- Prompt: Give the material once more, word for word, without any images.

|---|

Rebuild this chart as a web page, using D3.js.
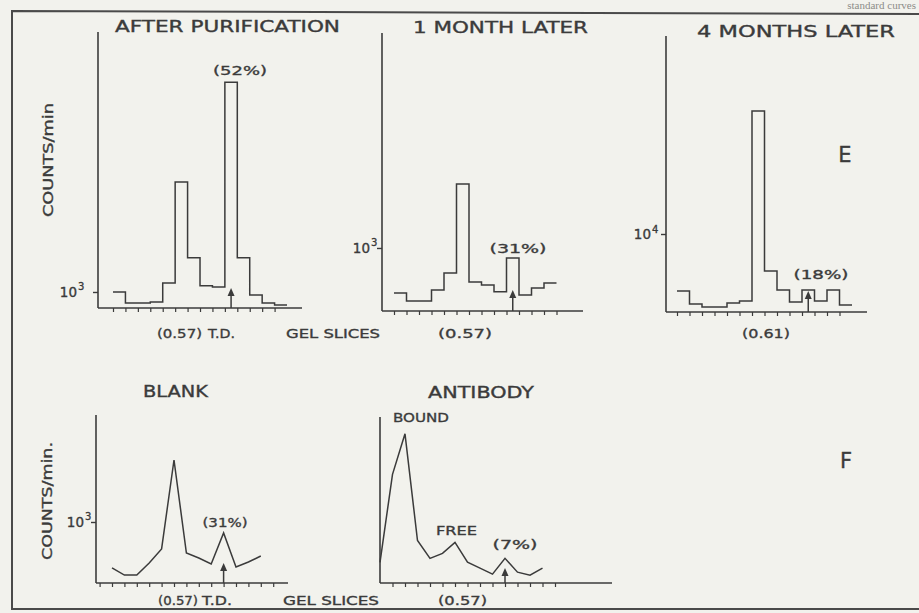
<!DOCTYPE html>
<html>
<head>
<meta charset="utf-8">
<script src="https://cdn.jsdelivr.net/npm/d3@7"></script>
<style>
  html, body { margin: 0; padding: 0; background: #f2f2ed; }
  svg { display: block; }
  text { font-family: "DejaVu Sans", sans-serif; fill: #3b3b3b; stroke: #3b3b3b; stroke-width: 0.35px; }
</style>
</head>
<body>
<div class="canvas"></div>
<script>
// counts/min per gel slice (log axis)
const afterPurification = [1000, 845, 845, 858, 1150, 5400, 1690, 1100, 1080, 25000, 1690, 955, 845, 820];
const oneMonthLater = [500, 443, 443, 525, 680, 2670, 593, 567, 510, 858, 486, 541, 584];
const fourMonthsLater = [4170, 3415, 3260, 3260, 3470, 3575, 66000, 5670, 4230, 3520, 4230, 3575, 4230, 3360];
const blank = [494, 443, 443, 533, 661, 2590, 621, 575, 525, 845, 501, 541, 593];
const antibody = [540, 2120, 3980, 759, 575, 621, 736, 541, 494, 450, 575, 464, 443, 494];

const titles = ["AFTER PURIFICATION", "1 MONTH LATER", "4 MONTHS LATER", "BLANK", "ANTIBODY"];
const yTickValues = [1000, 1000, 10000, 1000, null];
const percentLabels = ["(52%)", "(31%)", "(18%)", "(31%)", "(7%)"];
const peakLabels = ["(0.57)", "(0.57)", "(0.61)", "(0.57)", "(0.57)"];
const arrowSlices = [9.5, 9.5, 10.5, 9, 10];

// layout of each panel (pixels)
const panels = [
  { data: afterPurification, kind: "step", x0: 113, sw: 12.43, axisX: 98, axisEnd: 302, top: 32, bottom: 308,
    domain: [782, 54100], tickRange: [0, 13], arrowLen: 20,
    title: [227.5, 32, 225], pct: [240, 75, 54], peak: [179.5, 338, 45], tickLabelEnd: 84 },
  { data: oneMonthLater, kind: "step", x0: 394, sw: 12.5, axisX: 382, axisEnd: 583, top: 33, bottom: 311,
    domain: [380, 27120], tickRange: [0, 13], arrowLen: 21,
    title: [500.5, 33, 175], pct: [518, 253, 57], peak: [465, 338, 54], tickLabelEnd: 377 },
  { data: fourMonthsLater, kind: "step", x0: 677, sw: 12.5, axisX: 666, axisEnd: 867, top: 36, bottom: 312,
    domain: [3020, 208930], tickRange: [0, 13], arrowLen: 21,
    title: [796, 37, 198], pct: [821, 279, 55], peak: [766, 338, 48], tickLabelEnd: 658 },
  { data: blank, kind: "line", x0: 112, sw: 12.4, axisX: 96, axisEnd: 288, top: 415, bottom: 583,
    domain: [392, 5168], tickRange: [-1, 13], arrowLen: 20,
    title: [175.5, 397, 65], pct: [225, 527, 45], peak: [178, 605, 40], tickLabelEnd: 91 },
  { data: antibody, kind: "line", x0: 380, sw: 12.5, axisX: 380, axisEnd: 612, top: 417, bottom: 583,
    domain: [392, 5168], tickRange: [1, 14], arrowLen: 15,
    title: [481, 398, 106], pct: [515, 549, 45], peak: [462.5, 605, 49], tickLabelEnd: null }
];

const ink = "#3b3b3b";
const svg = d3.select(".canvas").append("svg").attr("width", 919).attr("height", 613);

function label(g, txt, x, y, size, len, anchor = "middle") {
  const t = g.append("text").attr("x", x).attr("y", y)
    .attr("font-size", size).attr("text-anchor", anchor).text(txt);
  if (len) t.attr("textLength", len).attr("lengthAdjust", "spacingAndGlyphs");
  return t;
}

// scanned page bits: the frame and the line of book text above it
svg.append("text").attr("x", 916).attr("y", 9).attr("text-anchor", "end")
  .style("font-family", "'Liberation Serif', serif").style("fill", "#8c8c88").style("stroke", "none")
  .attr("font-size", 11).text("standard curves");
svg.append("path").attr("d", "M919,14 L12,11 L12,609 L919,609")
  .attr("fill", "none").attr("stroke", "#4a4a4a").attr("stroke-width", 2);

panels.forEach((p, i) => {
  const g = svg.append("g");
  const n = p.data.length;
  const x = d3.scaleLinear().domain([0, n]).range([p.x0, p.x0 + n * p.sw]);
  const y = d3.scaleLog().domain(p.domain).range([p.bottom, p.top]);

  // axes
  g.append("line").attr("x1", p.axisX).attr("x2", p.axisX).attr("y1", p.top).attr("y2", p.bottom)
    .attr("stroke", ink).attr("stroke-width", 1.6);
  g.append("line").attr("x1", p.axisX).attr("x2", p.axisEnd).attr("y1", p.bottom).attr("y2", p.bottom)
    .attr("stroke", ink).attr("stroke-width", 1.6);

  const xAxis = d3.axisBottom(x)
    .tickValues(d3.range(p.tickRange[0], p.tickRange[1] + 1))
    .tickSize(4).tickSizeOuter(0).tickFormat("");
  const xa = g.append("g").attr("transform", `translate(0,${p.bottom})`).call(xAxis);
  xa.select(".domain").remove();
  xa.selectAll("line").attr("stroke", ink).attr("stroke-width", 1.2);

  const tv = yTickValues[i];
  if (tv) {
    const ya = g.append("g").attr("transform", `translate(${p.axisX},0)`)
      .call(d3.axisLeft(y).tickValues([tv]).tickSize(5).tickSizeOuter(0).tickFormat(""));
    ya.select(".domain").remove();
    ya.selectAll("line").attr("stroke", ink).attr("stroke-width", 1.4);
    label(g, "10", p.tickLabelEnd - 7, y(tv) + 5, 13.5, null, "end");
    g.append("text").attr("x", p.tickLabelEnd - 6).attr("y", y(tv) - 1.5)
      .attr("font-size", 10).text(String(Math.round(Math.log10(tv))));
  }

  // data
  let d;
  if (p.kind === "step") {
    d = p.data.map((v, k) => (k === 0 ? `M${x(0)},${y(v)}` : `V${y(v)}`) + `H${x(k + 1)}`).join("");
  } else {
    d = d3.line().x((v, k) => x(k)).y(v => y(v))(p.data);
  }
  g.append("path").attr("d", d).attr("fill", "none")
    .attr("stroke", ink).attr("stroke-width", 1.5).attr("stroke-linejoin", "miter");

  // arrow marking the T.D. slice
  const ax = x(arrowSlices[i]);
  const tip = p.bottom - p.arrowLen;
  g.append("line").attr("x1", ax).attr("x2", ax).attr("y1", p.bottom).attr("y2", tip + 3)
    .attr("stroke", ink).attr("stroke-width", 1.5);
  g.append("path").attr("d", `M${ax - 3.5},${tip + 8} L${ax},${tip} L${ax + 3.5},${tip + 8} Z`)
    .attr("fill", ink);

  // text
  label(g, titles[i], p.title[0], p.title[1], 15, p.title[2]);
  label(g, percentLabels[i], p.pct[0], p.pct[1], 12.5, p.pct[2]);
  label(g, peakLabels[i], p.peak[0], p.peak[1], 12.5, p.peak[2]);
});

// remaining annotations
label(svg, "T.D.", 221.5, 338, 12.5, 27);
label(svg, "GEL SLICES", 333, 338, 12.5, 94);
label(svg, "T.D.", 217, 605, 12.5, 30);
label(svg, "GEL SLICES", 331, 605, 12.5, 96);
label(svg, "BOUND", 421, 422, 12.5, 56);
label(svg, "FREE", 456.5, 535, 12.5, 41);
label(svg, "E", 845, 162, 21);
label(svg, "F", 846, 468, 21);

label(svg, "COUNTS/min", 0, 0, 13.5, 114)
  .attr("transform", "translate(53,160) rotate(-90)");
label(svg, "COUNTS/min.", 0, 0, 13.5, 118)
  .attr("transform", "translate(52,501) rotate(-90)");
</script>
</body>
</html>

|---|

- Full solution:
Rebuild this chart as a web page, using D3.js.
<!DOCTYPE html>
<html>
<head>
<meta charset="utf-8">
<script src="https://cdn.jsdelivr.net/npm/d3@7"></script>
<style>
  html, body { margin: 0; padding: 0; background: #f2f2ed; }
  svg { display: block; }
  text { font-family: "DejaVu Sans", sans-serif; fill: #3b3b3b; stroke: #3b3b3b; stroke-width: 0.35px; }
</style>
</head>
<body>
<div class="canvas"></div>
<script>
// counts/min per gel slice (log axis)
const afterPurification = [1000, 845, 845, 858, 1150, 5400, 1690, 1100, 1080, 25000, 1690, 955, 845, 820];
const oneMonthLater = [500, 443, 443, 525, 680, 2670, 593, 567, 510, 858, 486, 541, 584];
const fourMonthsLater = [4170, 3415, 3260, 3260, 3470, 3575, 66000, 5670, 4230, 3520, 4230, 3575, 4230, 3360];
const blank = [494, 443, 443, 533, 661, 2590, 621, 575, 525, 845, 501, 541, 593];
const antibody = [540, 2120, 3980, 759, 575, 621, 736, 541, 494, 450, 575, 464, 443, 494];

const titles = ["AFTER PURIFICATION", "1 MONTH LATER", "4 MONTHS LATER", "BLANK", "ANTIBODY"];
const yTickValues = [1000, 1000, 10000, 1000, null];
const percentLabels = ["(52%)", "(31%)", "(18%)", "(31%)", "(7%)"];
const peakLabels = ["(0.57)", "(0.57)", "(0.61)", "(0.57)", "(0.57)"];
const arrowSlices = [9.5, 9.5, 10.5, 9, 10];

// layout of each panel (pixels)
const panels = [
  { data: afterPurification, kind: "step", x0: 113, sw: 12.43, axisX: 98, axisEnd: 302, top: 32, bottom: 308,
    domain: [782, 54100], tickRange: [0, 13], arrowLen: 20,
    title: [227.5, 32, 225], pct: [240, 75, 54], peak: [179.5, 338, 45], tickLabelEnd: 84 },
  { data: oneMonthLater, kind: "step", x0: 394, sw: 12.5, axisX: 382, axisEnd: 583, top: 33, bottom: 311,
    domain: [380, 27120], tickRange: [0, 13], arrowLen: 21,
    title: [500.5, 33, 175], pct: [518, 253, 57], peak: [465, 338, 54], tickLabelEnd: 377 },
  { data: fourMonthsLater, kind: "step", x0: 677, sw: 12.5, axisX: 666, axisEnd: 867, top: 36, bottom: 312,
    domain: [3020, 208930], tickRange: [0, 13], arrowLen: 21,
    title: [796, 37, 198], pct: [821, 279, 55], peak: [766, 338, 48], tickLabelEnd: 658 },
  { data: blank, kind: "line", x0: 112, sw: 12.4, axisX: 96, axisEnd: 288, top: 415, bottom: 583,
    domain: [392, 5168], tickRange: [-1, 13], arrowLen: 20,
    title: [175.5, 397, 65], pct: [225, 527, 45], peak: [178, 605, 40], tickLabelEnd: 91 },
  { data: antibody, kind: "line", x0: 380, sw: 12.5, axisX: 380, axisEnd: 612, top: 417, bottom: 583,
    domain: [392, 5168], tickRange: [1, 14], arrowLen: 15,
    title: [481, 398, 106], pct: [515, 549, 45], peak: [462.5, 605, 49], tickLabelEnd: null }
];

const ink = "#3b3b3b";
const svg = d3.select(".canvas").append("svg").attr("width", 919).attr("height", 613);

function label(g, txt, x, y, size, len, anchor = "middle") {
  const t = g.append("text").attr("x", x).attr("y", y)
    .attr("font-size", size).attr("text-anchor", anchor).text(txt);
  if (len) t.attr("textLength", len).attr("lengthAdjust", "spacingAndGlyphs");
  return t;
}

// scanned page bits: the frame and the line of book text above it
svg.append("text").attr("x", 916).attr("y", 9).attr("text-anchor", "end")
  .style("font-family", "'Liberation Serif', serif").style("fill", "#8c8c88").style("stroke", "none")
  .attr("font-size", 11).text("standard curves");
svg.append("path").attr("d", "M919,14 L12,11 L12,609 L919,609")
  .attr("fill", "none").attr("stroke", "#4a4a4a").attr("stroke-width", 2);

panels.forEach((p, i) => {
  const g = svg.append("g");
  const n = p.data.length;
  const x = d3.scaleLinear().domain([0, n]).range([p.x0, p.x0 + n * p.sw]);
  const y = d3.scaleLog().domain(p.domain).range([p.bottom, p.top]);

  // axes
  g.append("line").attr("x1", p.axisX).attr("x2", p.axisX).attr("y1", p.top).attr("y2", p.bottom)
    .attr("stroke", ink).attr("stroke-width", 1.6);
  g.append("line").attr("x1", p.axisX).attr("x2", p.axisEnd).attr("y1", p.bottom).attr("y2", p.bottom)
    .attr("stroke", ink).attr("stroke-width", 1.6);

  const xAxis = d3.axisBottom(x)
    .tickValues(d3.range(p.tickRange[0], p.tickRange[1] + 1))
    .tickSize(4).tickSizeOuter(0).tickFormat("");
  const xa = g.append("g").attr("transform", `translate(0,${p.bottom})`).call(xAxis);
  xa.select(".domain").remove();
  xa.selectAll("line").attr("stroke", ink).attr("stroke-width", 1.2);

  const tv = yTickValues[i];
  if (tv) {
    const ya = g.append("g").attr("transform", `translate(${p.axisX},0)`)
      .call(d3.axisLeft(y).tickValues([tv]).tickSize(5).tickSizeOuter(0).tickFormat(""));
    ya.select(".domain").remove();
    ya.selectAll("line").attr("stroke", ink).attr("stroke-width", 1.4);
    label(g, "10", p.tickLabelEnd - 7, y(tv) + 5, 13.5, null, "end");
    g.append("text").attr("x", p.tickLabelEnd - 6).attr("y", y(tv) - 1.5)
      .attr("font-size", 10).text(String(Math.round(Math.log10(tv))));
  }

  // data
  let d;
  if (p.kind === "step") {
    d = p.data.map((v, k) => (k === 0 ? `M${x(0)},${y(v)}` : `V${y(v)}`) + `H${x(k + 1)}`).join("");
  } else {
    d = d3.line().x((v, k) => x(k)).y(v => y(v))(p.data);
  }
  g.append("path").attr("d", d).attr("fill", "none")
    .attr("stroke", ink).attr("stroke-width", 1.5).attr("stroke-linejoin", "miter");

  // arrow marking the T.D. slice
  const ax = x(arrowSlices[i]);
  const tip = p.bottom - p.arrowLen;
  g.append("line").attr("x1", ax).attr("x2", ax).attr("y1", p.bottom).attr("y2", tip + 3)
    .attr("stroke", ink).attr("stroke-width", 1.5);
  g.append("path").attr("d", `M${ax - 3.5},${tip + 8} L${ax},${tip} L${ax + 3.5},${tip + 8} Z`)
    .attr("fill", ink);

  // text
  label(g, titles[i], p.title[0], p.title[1], 15, p.title[2]);
  label(g, percentLabels[i], p.pct[0], p.pct[1], 12.5, p.pct[2]);
  label(g, peakLabels[i], p.peak[0], p.peak[1], 12.5, p.peak[2]);
});

// remaining annotations
label(svg, "T.D.", 221.5, 338, 12.5, 27);
label(svg, "GEL SLICES", 333, 338, 12.5, 94);
label(svg, "T.D.", 217, 605, 12.5, 30);
label(svg, "GEL SLICES", 331, 605, 12.5, 96);
label(svg, "BOUND", 421, 422, 12.5, 56);
label(svg, "FREE", 456.5, 535, 12.5, 41);
label(svg, "E", 845, 162, 21);
label(svg, "F", 846, 468, 21);

label(svg, "COUNTS/min", 0, 0, 13.5, 114)
  .attr("transform", "translate(53,160) rotate(-90)");
label(svg, "COUNTS/min.", 0, 0, 13.5, 118)
  .attr("transform", "translate(52,501) rotate(-90)");
</script>
</body>
</html>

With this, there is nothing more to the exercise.